* start *
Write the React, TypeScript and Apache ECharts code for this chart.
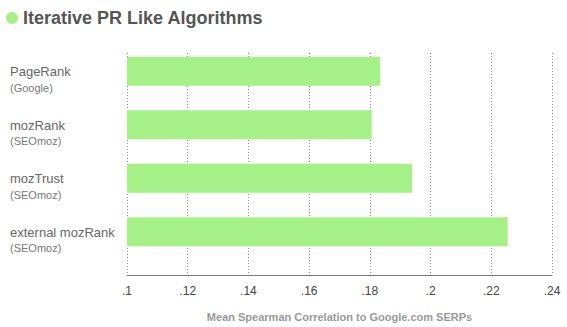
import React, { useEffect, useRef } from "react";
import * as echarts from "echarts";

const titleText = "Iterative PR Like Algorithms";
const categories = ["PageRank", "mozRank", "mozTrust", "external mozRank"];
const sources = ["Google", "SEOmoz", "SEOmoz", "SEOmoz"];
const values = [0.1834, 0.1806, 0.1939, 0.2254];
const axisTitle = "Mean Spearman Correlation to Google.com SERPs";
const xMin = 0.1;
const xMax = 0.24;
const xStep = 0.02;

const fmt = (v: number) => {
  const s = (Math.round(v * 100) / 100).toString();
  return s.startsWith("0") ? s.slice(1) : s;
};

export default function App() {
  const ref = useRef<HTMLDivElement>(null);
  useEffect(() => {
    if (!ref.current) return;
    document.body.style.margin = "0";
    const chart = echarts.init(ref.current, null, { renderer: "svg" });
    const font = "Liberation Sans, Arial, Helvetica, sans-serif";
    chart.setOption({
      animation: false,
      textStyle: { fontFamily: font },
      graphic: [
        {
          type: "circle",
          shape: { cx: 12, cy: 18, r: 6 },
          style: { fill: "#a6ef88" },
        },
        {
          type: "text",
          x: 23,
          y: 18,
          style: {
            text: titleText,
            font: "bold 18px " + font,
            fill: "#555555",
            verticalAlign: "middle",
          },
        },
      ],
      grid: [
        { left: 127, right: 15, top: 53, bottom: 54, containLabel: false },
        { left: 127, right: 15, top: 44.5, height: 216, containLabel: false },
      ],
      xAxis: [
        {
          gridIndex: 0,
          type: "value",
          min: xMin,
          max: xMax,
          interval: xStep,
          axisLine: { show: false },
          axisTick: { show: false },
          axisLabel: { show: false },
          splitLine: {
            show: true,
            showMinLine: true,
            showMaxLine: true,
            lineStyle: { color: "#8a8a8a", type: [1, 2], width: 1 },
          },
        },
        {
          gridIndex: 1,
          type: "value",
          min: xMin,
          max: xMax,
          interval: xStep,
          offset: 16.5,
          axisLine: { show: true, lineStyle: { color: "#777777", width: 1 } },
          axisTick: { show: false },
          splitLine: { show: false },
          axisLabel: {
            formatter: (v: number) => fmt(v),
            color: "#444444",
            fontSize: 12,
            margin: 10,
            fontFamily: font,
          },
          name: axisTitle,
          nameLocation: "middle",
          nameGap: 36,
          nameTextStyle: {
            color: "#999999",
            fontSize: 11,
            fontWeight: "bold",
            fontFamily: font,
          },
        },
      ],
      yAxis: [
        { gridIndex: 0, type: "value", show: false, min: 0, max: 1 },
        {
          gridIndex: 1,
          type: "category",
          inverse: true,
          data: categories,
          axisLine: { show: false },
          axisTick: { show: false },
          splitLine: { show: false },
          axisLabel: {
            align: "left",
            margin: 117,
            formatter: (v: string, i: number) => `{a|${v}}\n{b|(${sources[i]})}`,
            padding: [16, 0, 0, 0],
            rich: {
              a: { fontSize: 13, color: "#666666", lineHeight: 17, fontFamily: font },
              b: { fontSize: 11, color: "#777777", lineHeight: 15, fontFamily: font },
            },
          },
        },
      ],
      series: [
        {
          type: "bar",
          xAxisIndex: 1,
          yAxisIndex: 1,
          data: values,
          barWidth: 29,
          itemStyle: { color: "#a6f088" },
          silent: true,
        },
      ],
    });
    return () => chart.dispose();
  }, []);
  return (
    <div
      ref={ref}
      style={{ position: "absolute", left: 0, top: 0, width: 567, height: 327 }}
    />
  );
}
* end *
Task details:
Give again, word for word, every line from the top of the data through the line with "import * as", both ends included, and exclude the pictures.

Solution below:
Write the React, TypeScript and Apache ECharts code for this chart.
import React, { useEffect, useRef } from "react";
import * as echarts from "echarts";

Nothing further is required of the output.